| Task requirements |
Read through the entries below and return each line with the word "diagram".

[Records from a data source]
** begin **

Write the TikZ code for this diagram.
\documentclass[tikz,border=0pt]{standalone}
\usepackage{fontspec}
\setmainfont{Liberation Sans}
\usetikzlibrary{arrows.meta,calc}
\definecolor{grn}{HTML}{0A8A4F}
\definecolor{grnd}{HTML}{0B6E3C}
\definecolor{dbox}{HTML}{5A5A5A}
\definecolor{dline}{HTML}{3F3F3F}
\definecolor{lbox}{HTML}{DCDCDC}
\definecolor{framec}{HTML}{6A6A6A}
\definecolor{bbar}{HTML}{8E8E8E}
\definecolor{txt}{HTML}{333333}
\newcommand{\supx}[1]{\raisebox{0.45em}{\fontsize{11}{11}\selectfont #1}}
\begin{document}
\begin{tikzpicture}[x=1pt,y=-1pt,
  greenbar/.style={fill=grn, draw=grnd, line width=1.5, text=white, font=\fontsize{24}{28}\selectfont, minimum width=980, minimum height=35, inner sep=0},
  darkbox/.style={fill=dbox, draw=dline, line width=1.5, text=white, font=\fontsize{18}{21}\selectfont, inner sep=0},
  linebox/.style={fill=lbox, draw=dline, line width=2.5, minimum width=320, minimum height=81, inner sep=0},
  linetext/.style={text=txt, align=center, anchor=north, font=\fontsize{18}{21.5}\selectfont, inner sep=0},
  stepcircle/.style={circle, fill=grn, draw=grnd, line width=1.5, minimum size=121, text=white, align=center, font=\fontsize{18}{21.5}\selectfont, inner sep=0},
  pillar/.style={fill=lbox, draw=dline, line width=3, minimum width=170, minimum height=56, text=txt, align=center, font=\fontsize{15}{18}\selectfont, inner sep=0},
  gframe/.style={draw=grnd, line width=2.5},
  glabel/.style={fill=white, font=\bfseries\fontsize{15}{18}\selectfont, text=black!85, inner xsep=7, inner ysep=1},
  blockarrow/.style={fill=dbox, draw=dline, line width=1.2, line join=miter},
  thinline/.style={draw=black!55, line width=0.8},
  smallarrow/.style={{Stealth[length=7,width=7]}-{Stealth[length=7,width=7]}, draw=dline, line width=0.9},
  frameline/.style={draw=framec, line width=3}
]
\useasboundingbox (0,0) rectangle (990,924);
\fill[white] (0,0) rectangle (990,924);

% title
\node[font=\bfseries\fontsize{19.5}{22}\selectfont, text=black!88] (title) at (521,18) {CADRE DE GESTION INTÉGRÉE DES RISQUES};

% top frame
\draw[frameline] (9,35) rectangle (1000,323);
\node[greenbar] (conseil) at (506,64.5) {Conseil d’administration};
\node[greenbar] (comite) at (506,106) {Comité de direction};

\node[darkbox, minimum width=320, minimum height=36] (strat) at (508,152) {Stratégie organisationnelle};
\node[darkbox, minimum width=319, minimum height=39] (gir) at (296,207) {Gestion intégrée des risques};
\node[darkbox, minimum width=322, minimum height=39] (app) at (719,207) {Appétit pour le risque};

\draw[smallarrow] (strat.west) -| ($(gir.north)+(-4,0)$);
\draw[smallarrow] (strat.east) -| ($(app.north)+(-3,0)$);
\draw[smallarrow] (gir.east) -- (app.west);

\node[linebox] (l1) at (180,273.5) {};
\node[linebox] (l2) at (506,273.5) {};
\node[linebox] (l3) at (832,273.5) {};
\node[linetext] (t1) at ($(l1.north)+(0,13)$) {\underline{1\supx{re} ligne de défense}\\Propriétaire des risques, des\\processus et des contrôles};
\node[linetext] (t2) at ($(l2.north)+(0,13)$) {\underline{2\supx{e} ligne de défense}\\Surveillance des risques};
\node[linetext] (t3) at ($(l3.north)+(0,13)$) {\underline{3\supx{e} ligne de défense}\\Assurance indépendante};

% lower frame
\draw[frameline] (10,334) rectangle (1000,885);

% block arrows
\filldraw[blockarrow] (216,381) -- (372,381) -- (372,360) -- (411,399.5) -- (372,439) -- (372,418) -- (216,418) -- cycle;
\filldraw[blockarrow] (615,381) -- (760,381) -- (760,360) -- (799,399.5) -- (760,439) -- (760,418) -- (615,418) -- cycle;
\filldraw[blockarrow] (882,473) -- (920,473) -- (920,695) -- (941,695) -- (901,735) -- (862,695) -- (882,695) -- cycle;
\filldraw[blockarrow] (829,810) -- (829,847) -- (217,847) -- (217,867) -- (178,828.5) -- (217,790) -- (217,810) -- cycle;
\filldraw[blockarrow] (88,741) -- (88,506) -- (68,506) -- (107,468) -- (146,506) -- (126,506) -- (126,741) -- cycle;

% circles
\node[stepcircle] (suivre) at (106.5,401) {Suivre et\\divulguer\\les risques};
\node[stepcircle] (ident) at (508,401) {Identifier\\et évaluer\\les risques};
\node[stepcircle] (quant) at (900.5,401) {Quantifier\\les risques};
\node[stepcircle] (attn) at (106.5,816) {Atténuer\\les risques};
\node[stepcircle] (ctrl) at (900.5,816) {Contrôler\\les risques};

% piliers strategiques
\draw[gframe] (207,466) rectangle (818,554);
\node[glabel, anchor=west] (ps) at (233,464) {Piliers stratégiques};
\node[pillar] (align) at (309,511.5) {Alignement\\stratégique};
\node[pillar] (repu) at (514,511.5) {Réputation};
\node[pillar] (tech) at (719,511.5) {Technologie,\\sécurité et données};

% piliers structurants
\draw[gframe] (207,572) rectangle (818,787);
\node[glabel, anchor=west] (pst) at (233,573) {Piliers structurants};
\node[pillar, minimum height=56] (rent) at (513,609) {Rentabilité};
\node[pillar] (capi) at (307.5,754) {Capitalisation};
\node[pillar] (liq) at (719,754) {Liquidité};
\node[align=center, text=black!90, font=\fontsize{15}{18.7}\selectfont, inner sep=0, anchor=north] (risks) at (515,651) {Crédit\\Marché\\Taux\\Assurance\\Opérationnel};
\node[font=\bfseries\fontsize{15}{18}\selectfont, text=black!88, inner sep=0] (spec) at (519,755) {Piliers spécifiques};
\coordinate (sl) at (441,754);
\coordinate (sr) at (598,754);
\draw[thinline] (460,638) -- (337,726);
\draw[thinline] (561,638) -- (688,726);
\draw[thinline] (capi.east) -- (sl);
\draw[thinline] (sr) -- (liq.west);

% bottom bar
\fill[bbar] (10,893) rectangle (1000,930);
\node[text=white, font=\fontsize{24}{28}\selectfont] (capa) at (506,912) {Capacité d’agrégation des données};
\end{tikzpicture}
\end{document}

** end **
** begin **

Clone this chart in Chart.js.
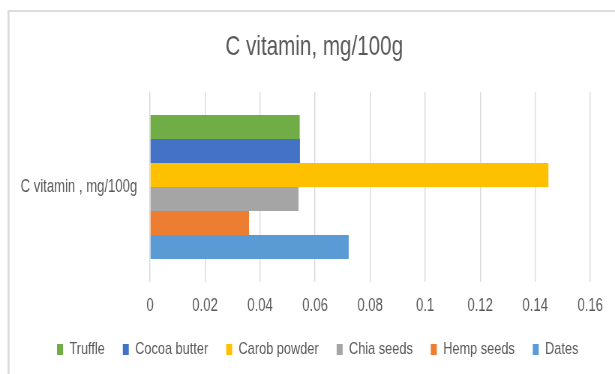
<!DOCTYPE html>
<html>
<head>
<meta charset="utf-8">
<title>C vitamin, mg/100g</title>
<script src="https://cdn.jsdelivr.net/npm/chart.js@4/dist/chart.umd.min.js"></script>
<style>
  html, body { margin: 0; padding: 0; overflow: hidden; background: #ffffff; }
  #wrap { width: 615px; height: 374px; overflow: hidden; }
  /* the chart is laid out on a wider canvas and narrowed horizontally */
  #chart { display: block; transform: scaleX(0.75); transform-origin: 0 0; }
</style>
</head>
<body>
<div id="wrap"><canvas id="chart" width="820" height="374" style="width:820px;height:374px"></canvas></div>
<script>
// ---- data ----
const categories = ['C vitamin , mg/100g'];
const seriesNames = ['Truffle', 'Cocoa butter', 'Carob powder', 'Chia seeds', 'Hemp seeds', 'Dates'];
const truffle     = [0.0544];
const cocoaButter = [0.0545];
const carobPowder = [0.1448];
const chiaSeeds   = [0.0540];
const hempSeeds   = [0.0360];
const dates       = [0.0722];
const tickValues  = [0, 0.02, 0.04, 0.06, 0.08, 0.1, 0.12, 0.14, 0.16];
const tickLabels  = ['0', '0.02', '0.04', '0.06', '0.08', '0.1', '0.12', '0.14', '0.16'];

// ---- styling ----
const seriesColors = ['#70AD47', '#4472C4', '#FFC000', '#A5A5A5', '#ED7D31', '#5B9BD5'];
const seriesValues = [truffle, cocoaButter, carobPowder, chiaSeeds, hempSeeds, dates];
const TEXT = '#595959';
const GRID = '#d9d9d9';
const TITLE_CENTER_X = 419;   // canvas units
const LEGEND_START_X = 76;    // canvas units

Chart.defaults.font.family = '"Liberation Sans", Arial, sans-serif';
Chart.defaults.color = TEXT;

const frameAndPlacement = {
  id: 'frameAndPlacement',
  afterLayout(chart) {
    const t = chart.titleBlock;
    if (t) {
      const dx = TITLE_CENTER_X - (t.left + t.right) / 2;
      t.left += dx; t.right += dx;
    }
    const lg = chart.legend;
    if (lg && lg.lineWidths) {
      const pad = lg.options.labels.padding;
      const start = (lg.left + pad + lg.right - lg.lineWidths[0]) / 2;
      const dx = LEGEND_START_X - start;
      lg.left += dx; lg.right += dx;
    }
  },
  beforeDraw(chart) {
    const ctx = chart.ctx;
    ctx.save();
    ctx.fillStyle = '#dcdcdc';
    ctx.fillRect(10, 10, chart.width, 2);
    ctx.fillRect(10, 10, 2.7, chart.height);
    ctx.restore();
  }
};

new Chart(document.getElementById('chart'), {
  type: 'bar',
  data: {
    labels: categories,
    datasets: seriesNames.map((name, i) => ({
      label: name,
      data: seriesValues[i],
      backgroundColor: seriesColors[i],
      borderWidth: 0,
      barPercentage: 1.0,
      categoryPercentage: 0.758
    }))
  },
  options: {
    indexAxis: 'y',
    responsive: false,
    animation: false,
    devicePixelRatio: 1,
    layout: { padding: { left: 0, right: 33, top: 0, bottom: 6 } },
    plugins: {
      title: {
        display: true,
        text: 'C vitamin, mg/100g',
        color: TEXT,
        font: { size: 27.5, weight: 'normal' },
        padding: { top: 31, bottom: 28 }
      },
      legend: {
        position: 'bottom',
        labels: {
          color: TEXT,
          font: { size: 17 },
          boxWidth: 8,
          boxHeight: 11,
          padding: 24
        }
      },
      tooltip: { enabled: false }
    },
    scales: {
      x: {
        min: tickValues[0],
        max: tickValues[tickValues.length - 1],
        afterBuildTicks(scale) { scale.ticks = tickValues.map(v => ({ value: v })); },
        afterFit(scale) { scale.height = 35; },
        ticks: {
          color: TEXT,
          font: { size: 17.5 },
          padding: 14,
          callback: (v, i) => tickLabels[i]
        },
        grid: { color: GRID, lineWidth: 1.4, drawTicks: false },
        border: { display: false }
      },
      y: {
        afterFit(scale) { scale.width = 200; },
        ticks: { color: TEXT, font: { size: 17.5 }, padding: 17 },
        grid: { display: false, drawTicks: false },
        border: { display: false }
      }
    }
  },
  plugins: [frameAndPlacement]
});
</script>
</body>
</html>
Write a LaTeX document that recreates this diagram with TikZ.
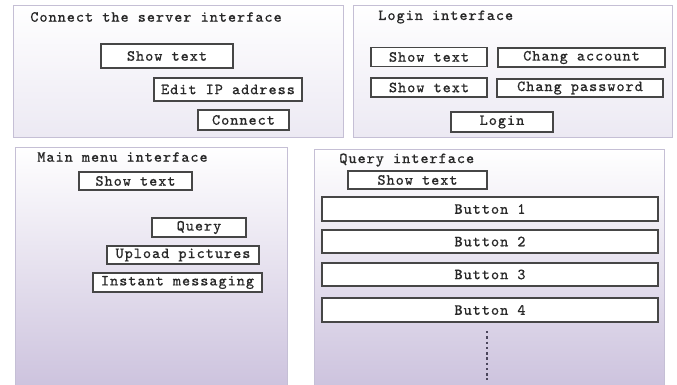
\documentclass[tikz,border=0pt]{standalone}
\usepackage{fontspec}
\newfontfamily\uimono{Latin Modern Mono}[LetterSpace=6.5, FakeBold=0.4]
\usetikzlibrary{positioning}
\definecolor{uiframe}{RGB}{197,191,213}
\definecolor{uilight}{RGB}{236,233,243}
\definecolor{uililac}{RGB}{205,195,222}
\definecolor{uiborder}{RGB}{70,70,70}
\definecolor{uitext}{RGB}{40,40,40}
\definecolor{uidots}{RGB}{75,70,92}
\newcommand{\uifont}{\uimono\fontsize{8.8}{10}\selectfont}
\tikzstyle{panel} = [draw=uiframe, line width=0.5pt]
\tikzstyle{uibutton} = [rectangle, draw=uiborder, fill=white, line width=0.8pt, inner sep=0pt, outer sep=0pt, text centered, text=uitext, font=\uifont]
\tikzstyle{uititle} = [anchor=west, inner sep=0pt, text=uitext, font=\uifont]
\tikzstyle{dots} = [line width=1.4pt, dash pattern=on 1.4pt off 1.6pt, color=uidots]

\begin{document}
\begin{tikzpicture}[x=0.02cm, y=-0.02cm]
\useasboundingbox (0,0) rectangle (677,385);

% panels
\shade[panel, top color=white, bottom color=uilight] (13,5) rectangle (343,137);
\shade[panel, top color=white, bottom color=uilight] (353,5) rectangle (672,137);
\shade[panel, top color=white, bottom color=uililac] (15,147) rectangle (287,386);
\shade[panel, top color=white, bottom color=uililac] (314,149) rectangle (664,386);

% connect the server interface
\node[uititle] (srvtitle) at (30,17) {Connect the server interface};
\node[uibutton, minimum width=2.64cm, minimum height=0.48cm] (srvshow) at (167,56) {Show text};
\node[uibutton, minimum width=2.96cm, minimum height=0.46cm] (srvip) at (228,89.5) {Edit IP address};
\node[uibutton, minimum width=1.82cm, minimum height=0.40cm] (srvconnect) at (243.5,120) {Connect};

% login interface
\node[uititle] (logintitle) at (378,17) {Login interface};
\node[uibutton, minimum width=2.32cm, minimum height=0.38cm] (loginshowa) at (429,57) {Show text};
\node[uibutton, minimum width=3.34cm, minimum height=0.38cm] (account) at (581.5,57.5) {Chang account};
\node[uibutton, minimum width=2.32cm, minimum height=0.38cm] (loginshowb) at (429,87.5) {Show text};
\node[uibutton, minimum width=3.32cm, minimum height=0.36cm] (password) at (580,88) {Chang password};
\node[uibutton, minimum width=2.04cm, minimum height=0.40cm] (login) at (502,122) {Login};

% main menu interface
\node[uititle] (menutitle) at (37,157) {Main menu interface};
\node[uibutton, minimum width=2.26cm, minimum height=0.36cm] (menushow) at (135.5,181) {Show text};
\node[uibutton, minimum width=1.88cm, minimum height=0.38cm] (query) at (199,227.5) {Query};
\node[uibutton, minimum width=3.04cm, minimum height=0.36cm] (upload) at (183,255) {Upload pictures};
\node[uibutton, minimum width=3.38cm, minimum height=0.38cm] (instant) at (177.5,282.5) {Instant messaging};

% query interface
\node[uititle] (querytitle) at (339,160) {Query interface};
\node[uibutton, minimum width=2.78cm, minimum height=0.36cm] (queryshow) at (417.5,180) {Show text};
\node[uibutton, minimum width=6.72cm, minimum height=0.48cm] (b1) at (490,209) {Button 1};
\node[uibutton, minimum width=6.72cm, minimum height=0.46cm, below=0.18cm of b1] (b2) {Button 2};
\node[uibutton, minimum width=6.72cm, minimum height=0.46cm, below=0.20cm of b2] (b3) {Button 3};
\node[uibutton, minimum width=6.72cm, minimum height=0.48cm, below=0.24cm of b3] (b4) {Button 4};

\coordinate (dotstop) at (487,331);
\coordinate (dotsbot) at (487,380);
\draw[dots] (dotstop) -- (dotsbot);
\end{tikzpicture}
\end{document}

** end **

| Correct output |
Write the TikZ code for this diagram.
Write a LaTeX document that recreates this diagram with TikZ.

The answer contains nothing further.